* [TASK]: The listing below should be printed exactly, every line of it. Skip the pictures.

* [DATA SEGMENT]:
>>>>>

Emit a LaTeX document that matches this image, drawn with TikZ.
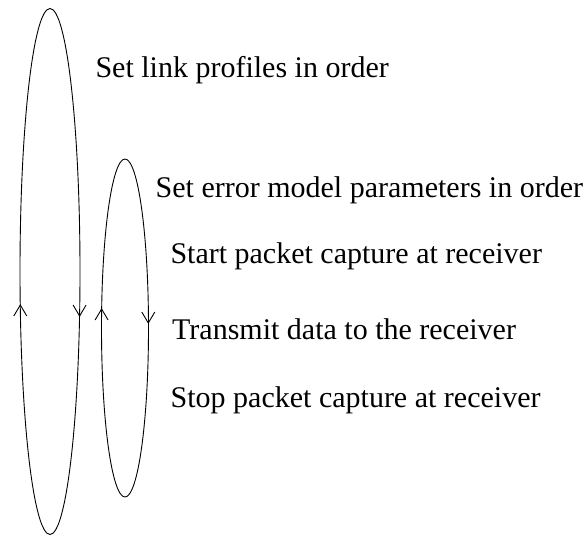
\documentclass[tikz,border=0pt]{standalone}
\usepackage{fontspec}
\setmainfont{Liberation Serif}
\usetikzlibrary{calc}
\begin{document}
\begin{tikzpicture}[x=1pt,y=1pt,
  loop/.style={draw=black,line width=0.9pt},
  barb/.style={draw=black,line width=0.9pt,line join=miter},
  label/.style={anchor=base west,inner sep=0pt,font=\fontsize{30}{34}\selectfont}]
\useasboundingbox (0,0) rectangle (585,536);
% outer loop: link profiles
\draw[loop] (50,264.5) ellipse [x radius=30, y radius=263];
% inner loop: error model parameters
\draw[loop] (125,208) ellipse [x radius=23.5, y radius=169];
% direction marks (up on the left side, down on the right side)
\coordinate (bigL) at (20.3,231);
\coordinate (bigR) at (79.6,220);
\coordinate (smallL) at (101.6,227);
\coordinate (smallR) at (148.3,213);
\draw[barb] ($(bigL)+(-6.5,-11)$) -- (bigL) -- ($(bigL)+(6.5,-11)$);
\draw[barb] ($(bigR)+(-6.5,11)$) -- (bigR) -- ($(bigR)+(6.5,11)$);
\draw[barb] ($(smallL)+(-6.5,-11)$) -- (smallL) -- ($(smallL)+(6.5,-11)$);
\draw[barb] ($(smallR)+(-6.5,11)$) -- (smallR) -- ($(smallR)+(6.5,11)$);
% step labels
\node[label] (t1) at (95.3,458) {Set link profiles in order};
\node[label] (t2) at (155.5,338.5) {Set error model parameters in order};
\node[label] (t3) at (170.3,272.5) {Start packet capture at receiver};
\node[label] (t4) at (172,197) {Transmit data to the receiver};
\node[label] (t5) at (170.5,128.5) {Stop packet capture at receiver};
\end{tikzpicture}
\end{document}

<<<<<

* [RESULT OF THE EXERCISE]:
Emit a LaTeX document that matches this image, drawn with TikZ.
\documentclass[tikz,border=0pt]{standalone}
\usepackage{fontspec}
\setmainfont{Liberation Serif}
\usetikzlibrary{calc}
\begin{document}
\begin{tikzpicture}[x=1pt,y=1pt,
  loop/.style={draw=black,line width=0.9pt},
  barb/.style={draw=black,line width=0.9pt,line join=miter},
  label/.style={anchor=base west,inner sep=0pt,font=\fontsize{30}{34}\selectfont}]
\useasboundingbox (0,0) rectangle (585,536);
% outer loop: link profiles
\draw[loop] (50,264.5) ellipse [x radius=30, y radius=263];
% inner loop: error model parameters
\draw[loop] (125,208) ellipse [x radius=23.5, y radius=169];
% direction marks (up on the left side, down on the right side)
\coordinate (bigL) at (20.3,231);
\coordinate (bigR) at (79.6,220);
\coordinate (smallL) at (101.6,227);
\coordinate (smallR) at (148.3,213);
\draw[barb] ($(bigL)+(-6.5,-11)$) -- (bigL) -- ($(bigL)+(6.5,-11)$);
\draw[barb] ($(bigR)+(-6.5,11)$) -- (bigR) -- ($(bigR)+(6.5,11)$);
\draw[barb] ($(smallL)+(-6.5,-11)$) -- (smallL) -- ($(smallL)+(6.5,-11)$);
\draw[barb] ($(smallR)+(-6.5,11)$) -- (smallR) -- ($(smallR)+(6.5,11)$);
% step labels
\node[label] (t1) at (95.3,458) {Set link profiles in order};
\node[label] (t2) at (155.5,338.5) {Set error model parameters in order};
\node[label] (t3) at (170.3,272.5) {Start packet capture at receiver};
\node[label] (t4) at (172,197) {Transmit data to the receiver};
\node[label] (t5) at (170.5,128.5) {Stop packet capture at receiver};
\end{tikzpicture}
\end{document}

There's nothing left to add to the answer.